───── AVAILABLE DATA ─────
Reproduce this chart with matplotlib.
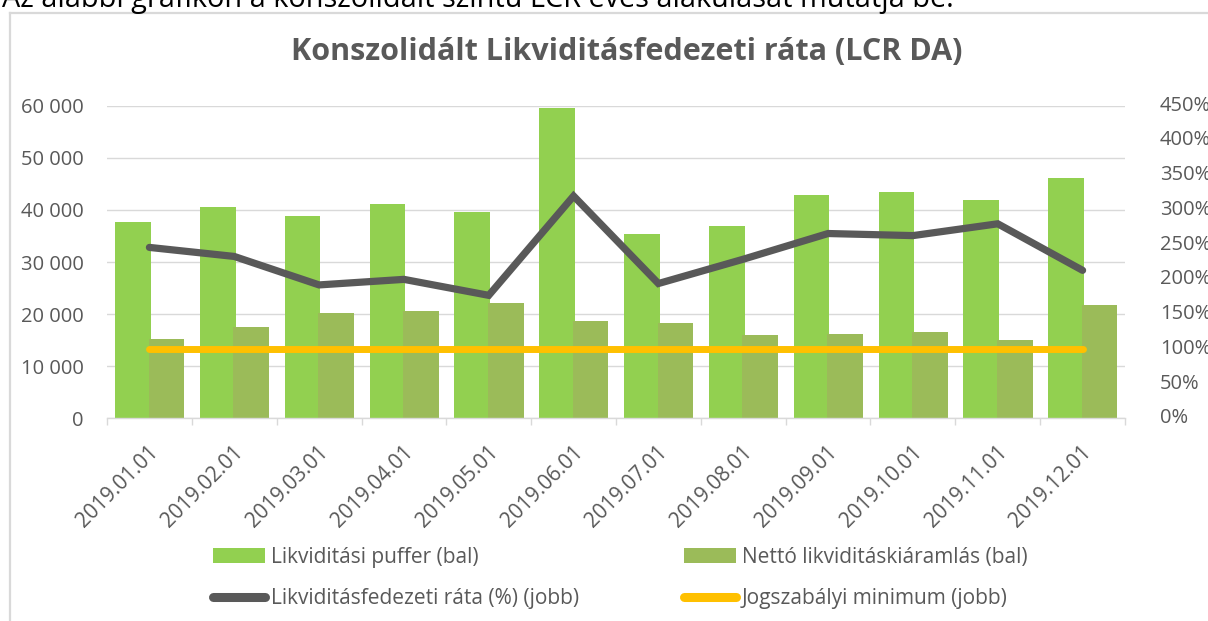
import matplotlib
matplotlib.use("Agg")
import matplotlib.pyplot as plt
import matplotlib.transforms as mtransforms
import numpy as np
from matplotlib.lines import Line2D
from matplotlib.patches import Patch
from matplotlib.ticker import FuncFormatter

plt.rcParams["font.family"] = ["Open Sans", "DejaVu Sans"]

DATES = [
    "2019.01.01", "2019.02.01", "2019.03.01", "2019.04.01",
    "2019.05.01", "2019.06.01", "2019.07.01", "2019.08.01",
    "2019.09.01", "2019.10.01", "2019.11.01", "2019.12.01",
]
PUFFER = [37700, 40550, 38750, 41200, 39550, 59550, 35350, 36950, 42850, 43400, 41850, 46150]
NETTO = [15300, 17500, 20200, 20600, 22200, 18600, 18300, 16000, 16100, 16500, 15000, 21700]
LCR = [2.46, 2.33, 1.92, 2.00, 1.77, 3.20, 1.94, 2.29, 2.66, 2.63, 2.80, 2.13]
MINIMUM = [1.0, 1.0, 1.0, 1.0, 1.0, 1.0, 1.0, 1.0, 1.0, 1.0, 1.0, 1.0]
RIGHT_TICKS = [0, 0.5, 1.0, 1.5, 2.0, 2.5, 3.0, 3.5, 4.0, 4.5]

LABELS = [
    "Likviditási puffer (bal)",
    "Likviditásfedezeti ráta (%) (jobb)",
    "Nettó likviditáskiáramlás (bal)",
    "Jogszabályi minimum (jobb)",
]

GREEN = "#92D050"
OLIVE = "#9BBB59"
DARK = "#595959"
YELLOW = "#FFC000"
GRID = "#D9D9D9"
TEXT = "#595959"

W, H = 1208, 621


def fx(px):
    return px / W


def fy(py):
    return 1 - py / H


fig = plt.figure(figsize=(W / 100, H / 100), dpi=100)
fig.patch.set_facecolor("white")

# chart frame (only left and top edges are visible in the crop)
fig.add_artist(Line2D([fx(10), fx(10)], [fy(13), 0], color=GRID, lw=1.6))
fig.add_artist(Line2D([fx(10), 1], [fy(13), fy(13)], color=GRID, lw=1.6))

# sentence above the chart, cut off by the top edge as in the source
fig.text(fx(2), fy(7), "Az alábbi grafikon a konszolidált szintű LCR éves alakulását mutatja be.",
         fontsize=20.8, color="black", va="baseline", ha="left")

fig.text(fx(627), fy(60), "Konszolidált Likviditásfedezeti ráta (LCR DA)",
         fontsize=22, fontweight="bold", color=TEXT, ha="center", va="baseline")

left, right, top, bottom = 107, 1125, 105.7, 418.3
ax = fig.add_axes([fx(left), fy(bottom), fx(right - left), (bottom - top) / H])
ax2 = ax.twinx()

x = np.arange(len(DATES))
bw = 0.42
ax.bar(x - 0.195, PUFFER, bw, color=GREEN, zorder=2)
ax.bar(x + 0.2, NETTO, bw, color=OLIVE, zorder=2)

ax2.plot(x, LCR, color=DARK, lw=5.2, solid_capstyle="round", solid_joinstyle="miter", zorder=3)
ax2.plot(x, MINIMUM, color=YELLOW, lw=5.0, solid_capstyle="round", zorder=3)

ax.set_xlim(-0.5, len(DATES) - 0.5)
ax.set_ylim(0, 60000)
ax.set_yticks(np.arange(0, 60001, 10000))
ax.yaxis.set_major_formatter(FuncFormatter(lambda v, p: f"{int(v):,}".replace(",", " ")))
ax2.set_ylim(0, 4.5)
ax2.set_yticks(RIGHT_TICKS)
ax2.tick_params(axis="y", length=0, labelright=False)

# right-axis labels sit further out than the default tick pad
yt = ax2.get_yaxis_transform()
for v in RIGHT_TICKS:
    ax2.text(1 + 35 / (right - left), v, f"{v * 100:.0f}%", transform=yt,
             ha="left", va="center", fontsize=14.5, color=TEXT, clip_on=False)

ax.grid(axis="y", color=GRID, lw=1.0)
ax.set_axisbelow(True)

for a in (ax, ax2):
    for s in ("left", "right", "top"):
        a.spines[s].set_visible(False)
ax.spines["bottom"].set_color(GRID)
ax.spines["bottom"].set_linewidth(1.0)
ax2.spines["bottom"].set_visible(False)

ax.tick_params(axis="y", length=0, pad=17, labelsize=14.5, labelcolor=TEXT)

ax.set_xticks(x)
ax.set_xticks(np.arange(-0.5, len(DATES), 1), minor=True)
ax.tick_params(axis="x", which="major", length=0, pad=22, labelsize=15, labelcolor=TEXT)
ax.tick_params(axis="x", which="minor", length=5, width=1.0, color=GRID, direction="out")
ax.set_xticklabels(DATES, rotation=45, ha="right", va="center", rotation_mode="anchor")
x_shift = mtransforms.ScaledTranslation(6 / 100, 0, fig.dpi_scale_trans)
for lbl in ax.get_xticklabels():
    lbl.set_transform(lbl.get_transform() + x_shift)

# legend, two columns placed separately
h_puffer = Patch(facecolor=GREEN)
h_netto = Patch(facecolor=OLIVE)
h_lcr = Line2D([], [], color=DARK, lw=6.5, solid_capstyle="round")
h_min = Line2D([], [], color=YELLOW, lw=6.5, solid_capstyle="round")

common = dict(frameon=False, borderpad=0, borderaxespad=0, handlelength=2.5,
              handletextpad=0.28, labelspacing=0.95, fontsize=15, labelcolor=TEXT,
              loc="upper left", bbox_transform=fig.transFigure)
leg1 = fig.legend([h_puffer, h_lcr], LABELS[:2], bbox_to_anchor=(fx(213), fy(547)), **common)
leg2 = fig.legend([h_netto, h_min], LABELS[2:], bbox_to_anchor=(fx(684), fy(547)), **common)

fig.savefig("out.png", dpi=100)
─────
_PROBLEM REQUIREMENTS_
Each line from the top of the material through the line containing "fy(13)], color=GRID, lw=1.6))" should be reproduced exactly; please drop any images.

_EXPECTED OUTPUT_
Reproduce this chart with matplotlib.
import matplotlib
matplotlib.use("Agg")
import matplotlib.pyplot as plt
import matplotlib.transforms as mtransforms
import numpy as np
from matplotlib.lines import Line2D
from matplotlib.patches import Patch
from matplotlib.ticker import FuncFormatter

plt.rcParams["font.family"] = ["Open Sans", "DejaVu Sans"]

DATES = [
    "2019.01.01", "2019.02.01", "2019.03.01", "2019.04.01",
    "2019.05.01", "2019.06.01", "2019.07.01", "2019.08.01",
    "2019.09.01", "2019.10.01", "2019.11.01", "2019.12.01",
]
PUFFER = [37700, 40550, 38750, 41200, 39550, 59550, 35350, 36950, 42850, 43400, 41850, 46150]
NETTO = [15300, 17500, 20200, 20600, 22200, 18600, 18300, 16000, 16100, 16500, 15000, 21700]
LCR = [2.46, 2.33, 1.92, 2.00, 1.77, 3.20, 1.94, 2.29, 2.66, 2.63, 2.80, 2.13]
MINIMUM = [1.0, 1.0, 1.0, 1.0, 1.0, 1.0, 1.0, 1.0, 1.0, 1.0, 1.0, 1.0]
RIGHT_TICKS = [0, 0.5, 1.0, 1.5, 2.0, 2.5, 3.0, 3.5, 4.0, 4.5]

LABELS = [
    "Likviditási puffer (bal)",
    "Likviditásfedezeti ráta (%) (jobb)",
    "Nettó likviditáskiáramlás (bal)",
    "Jogszabályi minimum (jobb)",
]

GREEN = "#92D050"
OLIVE = "#9BBB59"
DARK = "#595959"
YELLOW = "#FFC000"
GRID = "#D9D9D9"
TEXT = "#595959"

W, H = 1208, 621


def fx(px):
    return px / W


def fy(py):
    return 1 - py / H


fig = plt.figure(figsize=(W / 100, H / 100), dpi=100)
fig.patch.set_facecolor("white")

# chart frame (only left and top edges are visible in the crop)
fig.add_artist(Line2D([fx(10), fx(10)], [fy(13), 0], color=GRID, lw=1.6))
fig.add_artist(Line2D([fx(10), 1], [fy(13), fy(13)], color=GRID, lw=1.6))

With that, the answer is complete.